I'll be blunt about this film: it doesn't work as a whole. But the photography by veteran and genius DP Tamura Masaki (Lady Snowblood!) is first rate and the super scope aspect ratio of the film is fantastic. (If you're a fan of Tamura's work, and if you haven't seen it, check out one of the other Aoyama collaborations, the vastly superior: EUREKA). While I did enjoy the noise enough-- and let me tell you, it gives your surround sound system a nipple stimulating work out! -- the story and performance in the film is somehow lacking. I was never entirely sure of what Aoyama was after in so far as what he wanted to make me (as the audience) feel. In fact, the movie feels like more of a vanity project for Asano Tadanobu's noise music. (Check out Peace Pill for more on that.) As such, the film could have dispelled with story al together and just had two dudes hanging out in the countryside in a post apocalyptic wasteland making noise. Make the film basically dialog free and you'd be doing better. But as it stands ELI, ELI doesn't quite do it as a film.

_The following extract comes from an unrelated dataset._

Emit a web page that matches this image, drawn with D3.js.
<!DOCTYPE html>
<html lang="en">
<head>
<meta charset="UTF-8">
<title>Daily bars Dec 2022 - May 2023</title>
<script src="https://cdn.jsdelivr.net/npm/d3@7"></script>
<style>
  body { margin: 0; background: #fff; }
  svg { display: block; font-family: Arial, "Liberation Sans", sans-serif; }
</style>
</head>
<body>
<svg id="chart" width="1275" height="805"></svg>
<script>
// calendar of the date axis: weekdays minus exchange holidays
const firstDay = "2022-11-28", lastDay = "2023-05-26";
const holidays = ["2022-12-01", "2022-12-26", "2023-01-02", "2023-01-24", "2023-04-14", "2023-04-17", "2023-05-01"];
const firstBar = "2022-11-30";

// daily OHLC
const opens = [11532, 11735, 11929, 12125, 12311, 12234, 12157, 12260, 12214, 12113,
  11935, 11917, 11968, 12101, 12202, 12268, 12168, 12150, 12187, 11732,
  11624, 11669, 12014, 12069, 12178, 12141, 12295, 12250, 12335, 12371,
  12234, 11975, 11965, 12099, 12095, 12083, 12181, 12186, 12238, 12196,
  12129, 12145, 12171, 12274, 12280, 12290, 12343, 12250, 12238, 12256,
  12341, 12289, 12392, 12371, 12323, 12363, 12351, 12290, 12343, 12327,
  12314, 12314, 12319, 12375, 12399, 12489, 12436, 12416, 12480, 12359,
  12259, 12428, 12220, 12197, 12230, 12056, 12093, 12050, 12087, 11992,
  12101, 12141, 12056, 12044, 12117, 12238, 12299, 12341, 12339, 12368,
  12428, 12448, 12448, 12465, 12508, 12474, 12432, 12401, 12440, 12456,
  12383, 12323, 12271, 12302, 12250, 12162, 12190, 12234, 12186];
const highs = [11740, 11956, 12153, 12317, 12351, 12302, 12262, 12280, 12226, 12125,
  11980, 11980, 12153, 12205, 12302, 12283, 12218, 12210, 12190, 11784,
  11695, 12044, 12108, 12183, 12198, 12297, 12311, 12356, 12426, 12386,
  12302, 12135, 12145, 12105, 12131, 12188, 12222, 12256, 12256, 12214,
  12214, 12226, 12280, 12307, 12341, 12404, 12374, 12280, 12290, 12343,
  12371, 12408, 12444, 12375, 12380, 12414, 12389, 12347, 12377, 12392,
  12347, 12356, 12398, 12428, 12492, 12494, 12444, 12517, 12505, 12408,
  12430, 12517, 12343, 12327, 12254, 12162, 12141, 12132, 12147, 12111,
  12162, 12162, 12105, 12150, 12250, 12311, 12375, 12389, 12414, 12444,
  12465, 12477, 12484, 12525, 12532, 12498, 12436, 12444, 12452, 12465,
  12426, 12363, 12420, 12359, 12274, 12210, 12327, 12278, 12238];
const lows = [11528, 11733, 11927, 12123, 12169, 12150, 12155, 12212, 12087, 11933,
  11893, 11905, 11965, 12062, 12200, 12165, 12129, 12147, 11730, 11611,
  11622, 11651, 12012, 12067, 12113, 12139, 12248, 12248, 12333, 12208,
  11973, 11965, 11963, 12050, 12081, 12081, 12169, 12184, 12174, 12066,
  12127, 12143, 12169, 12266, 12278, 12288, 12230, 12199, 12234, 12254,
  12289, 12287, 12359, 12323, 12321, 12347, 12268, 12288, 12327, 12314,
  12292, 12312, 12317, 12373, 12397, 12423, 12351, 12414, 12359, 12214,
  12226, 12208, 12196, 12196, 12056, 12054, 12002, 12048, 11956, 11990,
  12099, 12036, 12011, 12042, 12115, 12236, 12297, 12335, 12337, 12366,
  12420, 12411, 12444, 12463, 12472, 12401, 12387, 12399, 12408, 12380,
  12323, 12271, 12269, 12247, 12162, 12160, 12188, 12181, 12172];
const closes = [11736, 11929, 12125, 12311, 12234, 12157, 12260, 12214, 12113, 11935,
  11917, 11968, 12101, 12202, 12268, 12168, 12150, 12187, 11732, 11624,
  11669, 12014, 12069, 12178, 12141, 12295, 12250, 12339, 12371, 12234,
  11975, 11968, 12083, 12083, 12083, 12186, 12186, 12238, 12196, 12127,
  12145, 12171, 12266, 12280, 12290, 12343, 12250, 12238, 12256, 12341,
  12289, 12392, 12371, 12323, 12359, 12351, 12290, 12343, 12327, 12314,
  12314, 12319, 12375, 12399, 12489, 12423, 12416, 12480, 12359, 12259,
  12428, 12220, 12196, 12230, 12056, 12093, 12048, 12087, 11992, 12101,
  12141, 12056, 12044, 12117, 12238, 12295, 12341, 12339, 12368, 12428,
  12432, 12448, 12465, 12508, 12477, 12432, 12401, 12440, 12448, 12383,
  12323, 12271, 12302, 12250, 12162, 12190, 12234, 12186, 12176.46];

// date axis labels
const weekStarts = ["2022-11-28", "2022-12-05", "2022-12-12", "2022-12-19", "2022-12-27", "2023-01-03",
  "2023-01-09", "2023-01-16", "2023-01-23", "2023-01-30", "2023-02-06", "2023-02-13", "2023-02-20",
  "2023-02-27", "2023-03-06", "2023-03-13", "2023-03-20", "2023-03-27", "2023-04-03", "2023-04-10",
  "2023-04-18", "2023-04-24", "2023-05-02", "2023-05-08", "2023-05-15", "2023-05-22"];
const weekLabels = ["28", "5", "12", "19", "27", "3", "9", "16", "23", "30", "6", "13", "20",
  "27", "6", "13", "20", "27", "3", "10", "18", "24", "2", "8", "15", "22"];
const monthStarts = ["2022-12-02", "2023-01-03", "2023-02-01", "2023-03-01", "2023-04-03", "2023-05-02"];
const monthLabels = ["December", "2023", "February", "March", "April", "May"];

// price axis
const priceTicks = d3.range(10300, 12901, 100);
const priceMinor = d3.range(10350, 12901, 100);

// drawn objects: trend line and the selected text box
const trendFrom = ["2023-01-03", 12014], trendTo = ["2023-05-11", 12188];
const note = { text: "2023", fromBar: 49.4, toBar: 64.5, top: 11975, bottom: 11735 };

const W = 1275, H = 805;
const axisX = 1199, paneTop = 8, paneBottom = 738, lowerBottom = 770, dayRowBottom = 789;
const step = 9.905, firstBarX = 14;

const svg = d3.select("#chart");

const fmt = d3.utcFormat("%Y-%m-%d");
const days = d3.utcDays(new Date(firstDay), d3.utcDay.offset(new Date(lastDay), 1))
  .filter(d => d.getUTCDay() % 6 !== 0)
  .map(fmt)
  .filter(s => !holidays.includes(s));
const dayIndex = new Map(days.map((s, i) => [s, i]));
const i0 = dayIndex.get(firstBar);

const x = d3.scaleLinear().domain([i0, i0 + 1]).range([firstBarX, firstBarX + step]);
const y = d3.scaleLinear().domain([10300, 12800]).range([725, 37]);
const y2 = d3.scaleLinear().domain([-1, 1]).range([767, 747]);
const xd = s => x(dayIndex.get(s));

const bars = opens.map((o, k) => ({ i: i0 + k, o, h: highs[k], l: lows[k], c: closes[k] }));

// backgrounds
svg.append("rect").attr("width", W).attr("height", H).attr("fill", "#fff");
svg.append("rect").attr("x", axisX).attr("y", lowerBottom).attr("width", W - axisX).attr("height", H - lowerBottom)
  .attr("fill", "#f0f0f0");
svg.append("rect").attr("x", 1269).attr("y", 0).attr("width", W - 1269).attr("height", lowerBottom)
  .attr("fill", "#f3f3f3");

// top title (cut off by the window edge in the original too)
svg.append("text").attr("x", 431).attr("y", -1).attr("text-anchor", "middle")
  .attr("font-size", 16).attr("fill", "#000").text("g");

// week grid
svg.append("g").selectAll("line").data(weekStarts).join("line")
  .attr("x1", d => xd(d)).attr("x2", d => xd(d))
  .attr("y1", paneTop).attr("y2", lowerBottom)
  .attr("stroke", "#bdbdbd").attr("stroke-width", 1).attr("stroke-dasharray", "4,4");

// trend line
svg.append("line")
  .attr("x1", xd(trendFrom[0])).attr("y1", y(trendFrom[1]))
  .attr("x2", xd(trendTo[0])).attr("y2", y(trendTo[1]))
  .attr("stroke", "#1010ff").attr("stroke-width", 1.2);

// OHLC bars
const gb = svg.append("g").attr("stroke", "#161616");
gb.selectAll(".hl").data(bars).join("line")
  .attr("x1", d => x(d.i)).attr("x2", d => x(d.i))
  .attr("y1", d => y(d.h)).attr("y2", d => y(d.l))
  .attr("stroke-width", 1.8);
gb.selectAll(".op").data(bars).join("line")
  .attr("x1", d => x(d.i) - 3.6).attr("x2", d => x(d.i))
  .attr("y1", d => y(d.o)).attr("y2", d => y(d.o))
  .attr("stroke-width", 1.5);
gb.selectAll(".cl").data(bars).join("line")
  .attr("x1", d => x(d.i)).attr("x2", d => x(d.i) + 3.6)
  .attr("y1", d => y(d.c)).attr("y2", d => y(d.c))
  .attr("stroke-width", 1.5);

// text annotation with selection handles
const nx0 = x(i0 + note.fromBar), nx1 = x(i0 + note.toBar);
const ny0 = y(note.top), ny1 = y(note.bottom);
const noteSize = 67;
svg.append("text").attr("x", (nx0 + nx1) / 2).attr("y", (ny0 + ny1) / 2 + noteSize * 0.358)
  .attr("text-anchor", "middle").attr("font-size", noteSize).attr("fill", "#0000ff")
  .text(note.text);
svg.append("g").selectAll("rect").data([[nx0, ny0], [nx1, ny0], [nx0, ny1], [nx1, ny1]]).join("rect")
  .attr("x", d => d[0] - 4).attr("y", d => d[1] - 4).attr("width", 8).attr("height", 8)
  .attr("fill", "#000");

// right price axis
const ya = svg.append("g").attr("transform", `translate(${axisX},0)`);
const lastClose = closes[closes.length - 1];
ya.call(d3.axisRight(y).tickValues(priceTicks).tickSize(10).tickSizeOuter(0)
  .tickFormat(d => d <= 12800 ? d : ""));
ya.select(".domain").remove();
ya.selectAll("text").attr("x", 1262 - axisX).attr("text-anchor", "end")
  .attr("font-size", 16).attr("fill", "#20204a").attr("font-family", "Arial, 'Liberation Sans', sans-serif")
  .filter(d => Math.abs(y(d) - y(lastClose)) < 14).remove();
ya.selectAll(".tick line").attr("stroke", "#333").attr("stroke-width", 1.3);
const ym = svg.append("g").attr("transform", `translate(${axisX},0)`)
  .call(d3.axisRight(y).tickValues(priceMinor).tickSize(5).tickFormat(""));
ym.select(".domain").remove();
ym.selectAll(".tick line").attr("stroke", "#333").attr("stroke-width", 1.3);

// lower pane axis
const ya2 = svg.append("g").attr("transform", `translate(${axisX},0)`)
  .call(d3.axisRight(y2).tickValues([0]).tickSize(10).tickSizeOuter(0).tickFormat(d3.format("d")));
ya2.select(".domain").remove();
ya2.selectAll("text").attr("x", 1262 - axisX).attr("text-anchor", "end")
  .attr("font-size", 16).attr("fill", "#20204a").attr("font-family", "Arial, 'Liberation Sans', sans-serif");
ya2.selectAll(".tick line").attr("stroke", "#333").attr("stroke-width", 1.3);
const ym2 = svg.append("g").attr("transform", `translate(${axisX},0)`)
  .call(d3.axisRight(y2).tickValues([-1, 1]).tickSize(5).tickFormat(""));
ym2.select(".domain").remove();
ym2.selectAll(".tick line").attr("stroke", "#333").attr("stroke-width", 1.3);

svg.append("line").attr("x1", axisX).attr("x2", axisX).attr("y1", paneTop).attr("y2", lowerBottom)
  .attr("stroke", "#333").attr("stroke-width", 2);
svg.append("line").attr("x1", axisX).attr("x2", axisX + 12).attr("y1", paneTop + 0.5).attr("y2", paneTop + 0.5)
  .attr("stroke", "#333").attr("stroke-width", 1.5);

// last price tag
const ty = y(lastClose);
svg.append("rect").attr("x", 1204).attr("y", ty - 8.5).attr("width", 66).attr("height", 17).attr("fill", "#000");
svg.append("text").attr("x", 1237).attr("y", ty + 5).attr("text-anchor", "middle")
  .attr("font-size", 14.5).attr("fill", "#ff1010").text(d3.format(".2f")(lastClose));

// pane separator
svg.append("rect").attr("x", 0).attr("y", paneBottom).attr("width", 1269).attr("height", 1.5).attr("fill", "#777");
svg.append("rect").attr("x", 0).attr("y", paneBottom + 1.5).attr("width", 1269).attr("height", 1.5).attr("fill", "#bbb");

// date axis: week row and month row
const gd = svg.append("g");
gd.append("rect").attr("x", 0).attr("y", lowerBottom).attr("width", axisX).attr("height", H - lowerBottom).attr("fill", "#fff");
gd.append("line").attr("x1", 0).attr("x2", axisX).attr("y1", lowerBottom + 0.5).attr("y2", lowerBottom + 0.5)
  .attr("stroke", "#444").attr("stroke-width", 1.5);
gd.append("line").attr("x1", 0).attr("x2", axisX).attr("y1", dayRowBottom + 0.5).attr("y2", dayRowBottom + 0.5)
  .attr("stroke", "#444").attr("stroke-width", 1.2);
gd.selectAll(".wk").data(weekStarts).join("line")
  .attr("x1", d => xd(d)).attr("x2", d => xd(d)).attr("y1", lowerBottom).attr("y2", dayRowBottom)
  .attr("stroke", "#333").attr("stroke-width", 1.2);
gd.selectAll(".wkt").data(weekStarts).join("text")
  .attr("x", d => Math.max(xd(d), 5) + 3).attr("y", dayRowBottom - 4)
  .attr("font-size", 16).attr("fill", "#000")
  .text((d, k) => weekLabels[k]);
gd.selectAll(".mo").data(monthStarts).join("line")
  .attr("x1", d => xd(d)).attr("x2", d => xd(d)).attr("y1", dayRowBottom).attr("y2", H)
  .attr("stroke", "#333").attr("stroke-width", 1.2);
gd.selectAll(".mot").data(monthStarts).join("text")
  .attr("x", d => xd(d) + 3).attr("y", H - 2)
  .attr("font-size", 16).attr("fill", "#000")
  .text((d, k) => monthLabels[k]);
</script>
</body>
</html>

These critiques on their own aren't to say that the film should be missed-- quite the contrary in fact. I would have loved to have seen this film in the theater and my lasting regret was that I didn't do so when I was in Japan during it's theatrical run. The experiential quality of the movie is worth a 107 minutes of your time. But the best I can recommend is have a drink (or a smoke, if you like), relax, turn off the lights and turn up the movie. Fall into the experience, but just don't expect much more than a pretty good noise performance-- but sometimes that's enough, I think.

(** Nakahara Masaya is the man behind the legendary noise project Violent Onsen Geisha.)

(* Headcleaner Live)


Anonymous said...

noise music does sound tempting to me. i love MBV and mogwai, but as you can tell, i need melody and not simply volume or lack of structure... a-d-v-i-c-e-?

Nicholas Rucka said...

Oof. Don't really know what specific advice I can give, but I would say like anything else, it's all about exposure.

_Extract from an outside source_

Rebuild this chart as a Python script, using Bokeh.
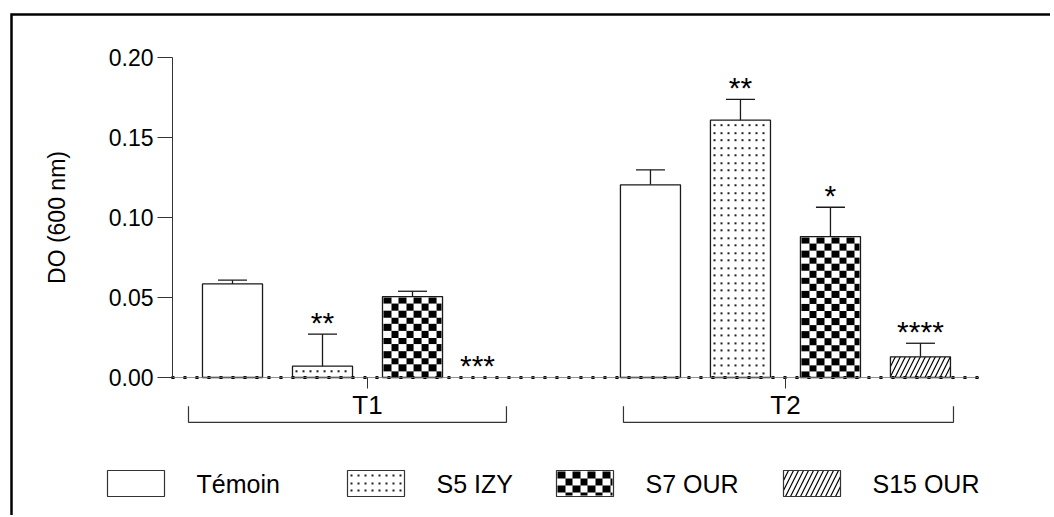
import numpy as np
from bokeh.plotting import figure
from bokeh.models import (Range1d, LinearAxis, FixedTicker, Whisker, TeeHead, ColumnDataSource,
                          PrintfTickFormatter)
from bokeh.core.properties import value
from bokeh.embed import file_html
from bokeh.resources import INLINE

# ---------------- data ----------------
groups = ["T1", "T2"]
series = ["Témoin", "S5 IZY", "S7 OUR", "S15 OUR"]
temoin_mean = [0.0585, 0.1204]
temoin_sem = [0.0023, 0.0094]
s5_mean = [0.0071, 0.1608]
s5_sem = [0.0200, 0.0130]
s7_mean = [0.0506, 0.0881]
s7_sem = [0.0033, 0.0183]
s15_mean = [0.0, 0.0129]
s15_sem = [0.0, 0.0085]
temoin_sig = ["", ""]
s5_sig = ["**", "**"]
s7_sig = ["", "*"]
s15_sig = ["***", "****"]
y_ticks = [0.0, 0.05, 0.10, 0.15, 0.20]
y_label = "DO (600 nm)"

# ---------------- layout constants ----------------
W, H = 1050, 515
PX_X, PX_Y = 90.0, 1600.0
X0_PX, Y0_PX = 232.0, 377.0          # canvas px of data origin
GROUP_STEP = 4.644
BAR_W = 0.667
Y_AXIS_X = -0.667
X_AXIS_END = 8.289
x_start = -X0_PX / PX_X
x_end = x_start + W / PX_X
y_end = Y0_PX / PX_Y
y_start = -(H - Y0_PX) / PX_Y
FONT = "Liberation Sans"
INK = "#1a1a1a"
# legend geometry (canvas px)
LEG_BOX_LEFT = [107, 347, 556, 783]
LEG_BOX_W, LEG_TOP, LEG_BOTTOM = 57, 470, 496
LEG_TEXT_GAP = 32
# manual nudge of the significance mark placed where no bar is drawn (px)
SIG_SHIFT_NO_BAR_PX = -25


def dx(px):
    return (px - X0_PX) / PX_X


def dy(py):
    return (Y0_PX - py) / PX_Y


p = figure(width=W, height=H, x_range=Range1d(x_start, x_end), y_range=Range1d(y_start, y_end),
           x_axis_type=None, y_axis_type=None, toolbar_location=None, output_backend="svg",
           min_border=0, outline_line_color=None, background_fill_color="white",
           border_fill_color="white")
if p.title is not None:
    p.title.visible = False

# frame border (top + left)
bx = x_start + 11 / PX_X
by = y_end - 14 / PX_Y
p.line(x=[bx, bx, x_end], y=[y_start, by, by], line_color="black", line_width=2.5, line_join="miter")


# ---------------- pattern images ----------------
def rgba(mask, color):
    img = np.full(mask.shape, 0xFFFFFFFF, dtype=np.uint32)
    img[mask] = color
    return img


def checker_img(w, h):
    yy, xx = np.mgrid[0:h, 0:w]
    yt = h - 1 - yy
    mask = ((np.floor(xx / 7.5) + np.floor(yt / 6.7)) % 2) == 0
    return rgba(mask, 0xFF000000)


def dots_img(w, h):
    yy, xx = np.mgrid[0:h, 0:w]
    yt = h - 1 - yy
    mask = (((xx - 2) % 7) < 2) & (((yt - 3) % 7.5) < 1.7)
    return rgba(mask, 0xFF202020)


pattern_funcs = [None, dots_img, checker_img, None]
hatch_styles = [dict(), dict(), dict(),
                dict(hatch_pattern="/", hatch_scale=10, hatch_weight=1.2, hatch_color="black")]

series_data = [
    (series[0], temoin_mean, temoin_sem, temoin_sig),
    (series[1], s5_mean, s5_sem, s5_sig),
    (series[2], s7_mean, s7_sem, s7_sig),
    (series[3], s15_mean, s15_sem, s15_sig),
]


def add_pattern(func, left, bottom, width, height):
    wpx = int(round(width * PX_X))
    hpx = int(round(height * PX_Y))
    if wpx < 1 or hpx < 1:
        return
    p.image_rgba(image=[func(wpx, hpx)], x=left, y=bottom, dw=width, dh=height)


wb, wl, wu = [], [], []
sx, sy, st, sdx = [], [], [], []
for si, (name, means, sems, sigs) in enumerate(series_data):
    xs = [gi * GROUP_STEP + si for gi in range(len(groups))]
    keep = [i for i, m in enumerate(means) if m > 0]
    func = pattern_funcs[si]
    if func is not None:
        for i in keep:
            add_pattern(func, xs[i] - BAR_W / 2 + 1 / PX_X, 0, BAR_W - 2 / PX_X, means[i] - 1 / PX_Y)
    src = ColumnDataSource(dict(x=[xs[i] for i in keep], top=[means[i] for i in keep]))
    p.vbar(x="x", top="top", bottom=0, width=BAR_W, source=src,
           fill_color=None if func is not None else "white",
           line_color=INK, line_width=1.3, **hatch_styles[si])
    for i in range(len(groups)):
        if sems[i] > 0:
            wb.append(xs[i]); wl.append(means[i]); wu.append(means[i] + sems[i])
        if sigs[i]:
            sx.append(xs[i]); sy.append(means[i] + sems[i]); st.append(sigs[i])
            sdx.append(SIG_SHIFT_NO_BAR_PX if means[i] == 0 else 0)

    # legend entry
    lx0 = dx(LEG_BOX_LEFT[si])
    lx1 = dx(LEG_BOX_LEFT[si] + LEG_BOX_W)
    ly0, ly1 = dy(LEG_BOTTOM), dy(LEG_TOP)
    if func is not None:
        add_pattern(func, lx0 + 1 / PX_X, ly0 + 1 / PX_Y, lx1 - lx0 - 2 / PX_X, ly1 - ly0 - 2 / PX_Y)
    p.quad(left=[lx0], right=[lx1], bottom=[ly0], top=[ly1],
           fill_color=None if func is not None else "white",
           line_color="#333333", line_width=1.2, **hatch_styles[si])
    p.text(x=[dx(LEG_BOX_LEFT[si] + LEG_BOX_W + LEG_TEXT_GAP)], y=[(ly0 + ly1) / 2], text=[name],
           text_font=value(FONT), text_font_size="25px", text_align="left",
           text_baseline="middle", text_color="black")

wsrc = ColumnDataSource(dict(base=wb, lower=wl, upper=wu))
p.add_layout(Whisker(source=wsrc, base="base", lower="lower", upper="upper", dimension="height",
                     line_color=INK, line_width=1.3, lower_head=None,
                     upper_head=TeeHead(size=29, line_color=INK, line_width=1.3)))

ssrc = ColumnDataSource(dict(x=sx, y=sy, text=st, xoff=sdx))
p.text(x="x", y="y", text="text", source=ssrc, text_font=value(FONT), text_font_size="30px",
       text_align="center", text_baseline="alphabetic", x_offset="xoff", y_offset=-12,
       text_color="black")

# dotted baseline
p.line(x=[Y_AXIS_X, X_AXIS_END], y=[0, 0], line_width=3, line_dash="1 11", line_cap="round",
       line_color="black")

# group brackets
bracket_x0 = [-0.489, 4.344]
bracket_x1 = [3.044, 8.011]
bracket_top, bracket_bottom = -0.018, -0.028
p.multi_line(xs=[[a, a, b, b] for a, b in zip(bracket_x0, bracket_x1)],
             ys=[[bracket_top, bracket_bottom, bracket_bottom, bracket_top]] * len(groups),
             line_color="#333333", line_width=1.2)

# axes
yaxis = LinearAxis(fixed_location=Y_AXIS_X, bounds=(0, 0.2), ticker=FixedTicker(ticks=y_ticks),
                   formatter=PrintfTickFormatter(format="%.2f"), axis_label=y_label)
yaxis.axis_line_color = "#333333"
yaxis.major_tick_line_color = "#333333"
yaxis.major_tick_out = 15
yaxis.major_tick_in = 0
yaxis.minor_tick_out = 0
yaxis.minor_tick_in = 0
yaxis.major_label_standoff = 4
yaxis.major_label_text_font = FONT
yaxis.major_label_text_font_size = "23px"
yaxis.major_label_text_color = "black"
yaxis.axis_label_text_font = FONT
yaxis.axis_label_text_font_size = "23px"
yaxis.axis_label_text_font_style = "normal"
yaxis.axis_label_text_color = "black"
yaxis.axis_label_standoff = 36
p.add_layout(yaxis, "left")

centers = [gi * GROUP_STEP + (len(series) - 1) / 2 for gi in range(len(groups))]
xaxis = LinearAxis(fixed_location=0, bounds=(Y_AXIS_X, X_AXIS_END), ticker=FixedTicker(ticks=centers),
                   major_label_overrides={c: g for c, g in zip(centers, groups)})
xaxis.axis_line_color = "#777777"
xaxis.axis_line_width = 0.8
xaxis.major_tick_line_color = "#333333"
xaxis.major_tick_out = 11
xaxis.major_tick_in = 0
xaxis.minor_tick_out = 0
xaxis.minor_tick_in = 0
xaxis.major_label_standoff = 1
xaxis.major_label_text_font = FONT
xaxis.major_label_text_font_size = "26px"
xaxis.major_label_text_color = "black"
p.add_layout(xaxis, "below")

open("out.html", "w").write(file_html(p, INLINE))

I was fortunate in that I was getting into noise when my friends were too, so we would share releases and make recommendations.

In lieu of that, I recommend searching around on-line for noise sites and reading up on what kind of sound you might be interested. For me I was always much more interested in heavy and atmospheric stuff rather than the total assault style noise. That said, certain grand masters require recognition:

The Incapacitants
Keiji Haino
Daniel Menche
John Wiese

You might want to look into Aube's releases. There're a lot of them. (As there generally is for most noise.) I like his stuff because it's usually concept driven -- like the sound of blood in veins -- and then he'll use special mics to grab that sound and then he'll process it. I think I respond to how cinematic his noise feels to me.

And yeah... You can't really go wrong with Merzbow. He's the grandpappy of Japanese noise at this point and pretty much the who's who of it. I prefer his older analog noise to his post 2000-ish digital noise, but that's me.

Anonymous said...

i ike cinematic or atmospeherics, but i kind of shy away from most stuff that's too non-musical, abstract, or simply a puzzle too far. mind you, i like autechre, but only because they get very structural with their abstraction.